Background The Changsha Communiqué (2008) calls for a greater account to be taken of the ethical aspects of xenotransplantation as well as of public perception. This also applies to the field of hospital chaplaincy. So far, there has been no empirical exploration of the assessment and acceptance of xenotransplantation by pastoral workers in German‐speaking countries. In view of the prospect of clinical trials, in‐depth research is both sensible and necessary, since both xeno‐ and allotransplantation can have far‐reaching consequences for patients, their relatives, and the social environment. In addition to the tasks of health monitoring, questions of the individual handling with and integration of a xenotransplant must also be considered. They can affect one's own identity and self‐image and thus also affect religious dimensions. Hence, they make a comprehensive range of accompaniment necessary. Methods This paper presents the first explorative results of a Dialogue Board with Christian, Jewish, and Muslim hospital chaplains. It explores pastoral challenges of xenotransplantation for the German‐speaking countries, in particular (a) self‐image and tasks of hospital pastoral care, (b) religious aspects of transplantation, and (c) religious aspects of xenotransplantation as anticipated by the hospital pastors.
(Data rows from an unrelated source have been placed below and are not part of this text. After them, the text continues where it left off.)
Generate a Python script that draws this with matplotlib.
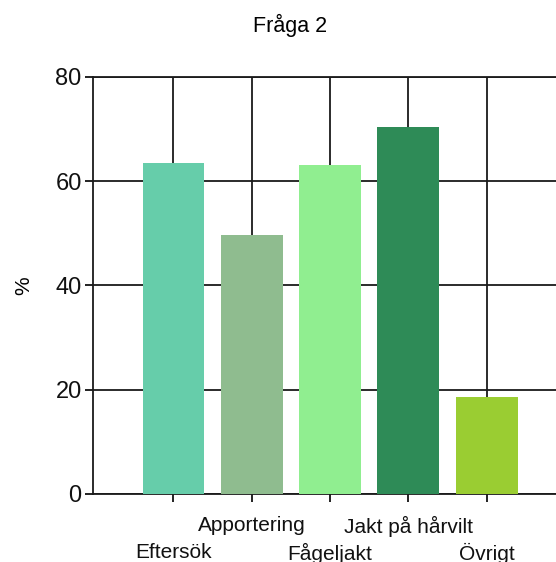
import matplotlib
matplotlib.use("Agg")
import matplotlib.pyplot as plt

categories = ["Eftersök", "Apportering", "Fågeljakt", "Jakt på hårvilt", "Övrigt"]
values = [63.5, 49.6, 63.1, 70.4, 18.6]
colors = ["#66CDAA", "#8FBC8F", "#90EE90", "#2E8B57", "#9ACD32"]
yticks = [0, 20, 40, 60, 80]

plt.rcParams['font.family'] = ['Liberation Sans', 'DejaVu Sans']

fig = plt.figure(figsize=(5.56, 5.62), dpi=100)
ax = fig.add_axes([0.167, 0.121, 0.849, 0.742])

x = list(range(len(categories)))
ax.bar(x, values, width=0.79, color=colors, zorder=3)

ax.set_xlim(-1.03, 5.0)
ax.set_ylim(0, 80)
ax.set_yticks(yticks)
ax.set_xticks(x)
ax.set_xticklabels(categories, fontsize=15)
ax.tick_params(axis='x', direction='out', length=6, width=1.3, colors='#111')
ax.tick_params(axis='y', direction='out', length=6, width=1.3, pad=2, labelsize=17, colors='#111')
# staggered labels: even ones on the lower row
for i, tick in enumerate(ax.xaxis.get_major_ticks()):
    tick.set_pad(29.3 if i % 2 == 0 else 10.0)

ax.grid(True, color='#1a1a1a', linewidth=1.3, zorder=0)
ax.set_axisbelow(True)
ax.spines['right'].set_visible(False)
for s in ['left', 'bottom', 'top']:
    ax.spines[s].set_color('#1a1a1a')
    ax.spines[s].set_linewidth(1.3)

ax.set_ylabel("%", fontsize=15, labelpad=16)
fig.text(290 / 556, 1 - 25 / 562, "Fråga 2", fontsize=15.5, ha='center', va='center')

fig.savefig("out.png", dpi=100)
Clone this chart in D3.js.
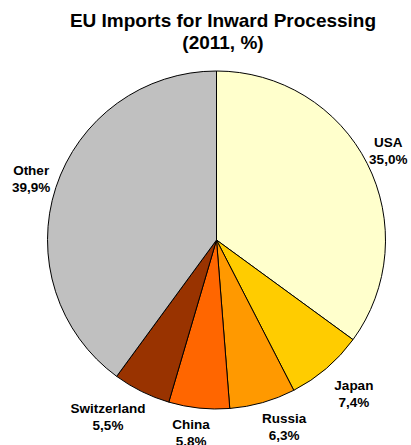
<!DOCTYPE html>
<html>
<head>
<meta charset="utf-8">
<title>EU Imports for Inward Processing</title>
<script src="https://cdn.jsdelivr.net/npm/d3@7"></script>
<style>
  body { margin: 0; background: #fff; }
  svg { display: block; font-family: "Liberation Sans", Arial, sans-serif; }
  .title { font-size: 19px; font-weight: bold; fill: #000; }
  .lbl { font-size: 13.5px; font-weight: bold; fill: #000; }
</style>
</head>
<body>
<svg width="411" height="445"></svg>
<script>
const countries = ["USA", "Japan", "Russia", "China", "Switzerland", "Other"];
const shares = [35.0, 7.4, 6.3, 5.8, 5.5, 39.9];
const shareLabels = ["35,0%", "7,4%", "6,3%", "5.8%", "5,5%", "39,9%"];
const colors = ["#FFFFCC", "#FFCC00", "#FF9900", "#FF6600", "#993300", "#C0C0C0"];

const svg = d3.select("svg");
const cx = 216.5, cy = 240, r = 169;

// title
const title = svg.append("text").attr("class", "title").attr("text-anchor", "middle");
title.append("tspan").attr("x", 223).attr("y", 27).text("EU Imports for Inward Processing");
title.append("tspan").attr("x", 223).attr("y", 49).text("(2011, %)");

const data = countries.map((c, i) => ({ name: c, value: shares[i], label: shareLabels[i], color: colors[i] }));

const pie = d3.pie().value(d => d.value).sort(null);
const arc = d3.arc().innerRadius(0).outerRadius(r);
const arcs = pie(data);

const g = svg.append("g").attr("transform", `translate(${cx},${cy})`);

g.selectAll("path")
  .data(arcs)
  .enter()
  .append("path")
  .attr("d", arc)
  .attr("fill", d => d.data.color)
  .attr("stroke", "#000")
  .attr("stroke-width", 1);

// labels sit just outside the rim, box pushed outward along the mid angle
const labelR = r + 9;
const nudge = {
  USA: [-4, 0], Japan: [9, 6], Russia: [13, 0],
  China: [-5, 0], Switzerland: [-13, 3], Other: [2, 0]
};
const lineH = 17;

const labels = g.selectAll(".lbl")
  .data(arcs)
  .enter()
  .append("text")
  .attr("class", "lbl")
  .attr("text-anchor", "middle");

labels.append("tspan").attr("x", 0).attr("y", 0).text(d => d.data.name);
labels.append("tspan").attr("x", 0).attr("y", lineH).text(d => d.data.label);

labels.each(function(d) {
  const t = d3.select(this);
  const a = (d.startAngle + d.endAngle) / 2;
  const w = this.getBBox().width, h = lineH * 2;
  const [dx, dy] = nudge[d.data.name] || [0, 0];
  const x = labelR * Math.sin(a) + Math.sin(a) * w / 2 + dx;
  const y = -labelR * Math.cos(a) - Math.cos(a) * h / 2 + dy;
  t.selectAll("tspan")
    .attr("x", x)
    .attr("y", (_, i) => y - lineH / 2 + 4 + i * lineH);
});
</script>
</body>
</html>
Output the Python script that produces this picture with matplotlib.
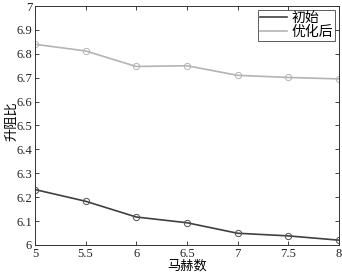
import matplotlib
matplotlib.use("Agg")
import matplotlib.pyplot as plt

plt.rcParams['font.family'] = ['Liberation Serif', 'Noto Sans CJK SC']

mach = [5, 5.5, 6, 6.5, 7, 7.5, 8]
initial = [6.232, 6.183, 6.117, 6.093, 6.049, 6.038, 6.020]
optimized = [6.840, 6.812, 6.747, 6.750, 6.710, 6.701, 6.695]

fig = plt.figure(figsize=(3.42, 2.74), dpi=100)
ax = fig.add_axes([0.102, 0.106, 0.889, 0.872])

ax.plot(mach, initial, color='#404040', lw=1.2, marker='o', ms=4.5,
        mfc='none', mec='#505050', mew=0.7, label='初始')
ax.plot(mach, optimized, color='#b4b4b4', lw=1.2, marker='o', ms=4.5,
        mfc='none', mec='#b4b4b4', mew=0.7, label='优化后')

ax.set_xlim(5, 8)
ax.set_ylim(6, 7)
ax.set_xticks([5, 5.5, 6, 6.5, 7, 7.5, 8])
ax.set_xticklabels(['5', '5.5', '6', '6.5', '7', '7.5', '8'])
ax.set_yticks([6, 6.1, 6.2, 6.3, 6.4, 6.5, 6.6, 6.7, 6.8, 6.9, 7])
ax.set_yticklabels(['6', '6.1', '6.2', '6.3', '6.4', '6.5', '6.6', '6.7', '6.8', '6.9', '7'])
ax.tick_params(direction='in', top=True, right=True, labelsize=9, length=3,
               width=0.6, pad=2, colors='#222222')
for s in ax.spines.values():
    s.set_linewidth(0.7)
    s.set_color('#333333')

ax.set_xlabel('马赫数', fontsize=9.5, labelpad=0)
ax.set_ylabel('升阻比', fontsize=9.5)
ax.yaxis.set_label_coords(-0.056, 0.52)

leg = ax.legend(loc='upper right', fontsize=10, fancybox=False, edgecolor='#333333',
                handlelength=1.9, borderpad=0.15, labelspacing=0.0,
                handletextpad=0.3, borderaxespad=0.3)
leg.get_frame().set_linewidth(0.7)
for h in leg.legend_handles:
    h.set_marker('')

fig.savefig('out.png', dpi=100)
Results Depending on their religious background, hospital chaplains see different pastoral challenges when xenotransplantation reaches clinical stage. In particular, the effects on the identity and religious self‐image of those affected must be taken into account. Three desiderata or recommendations for action emerged from the Dialogue Board: (a) initial, advanced and further training for hospital pastoral workers, (b) contact points for patients, and (c) interreligious cooperation and a joint statement. All participants of the Dialogue Board emphasized the chances of xenotransplantation and expressed their hope that xenogenic transplants could save patients or improve the quality of their life substantially. Conclusions Xenotransplantation can affect the identity work of patients and relatives also in religious terms. In order to provide better pastoral and psychosocial support for these persons within the framework of the hospital, it is important to reflect on such challenges at an early stage and to develop concepts for pastoral further training and pastoral care in xenotransplantation.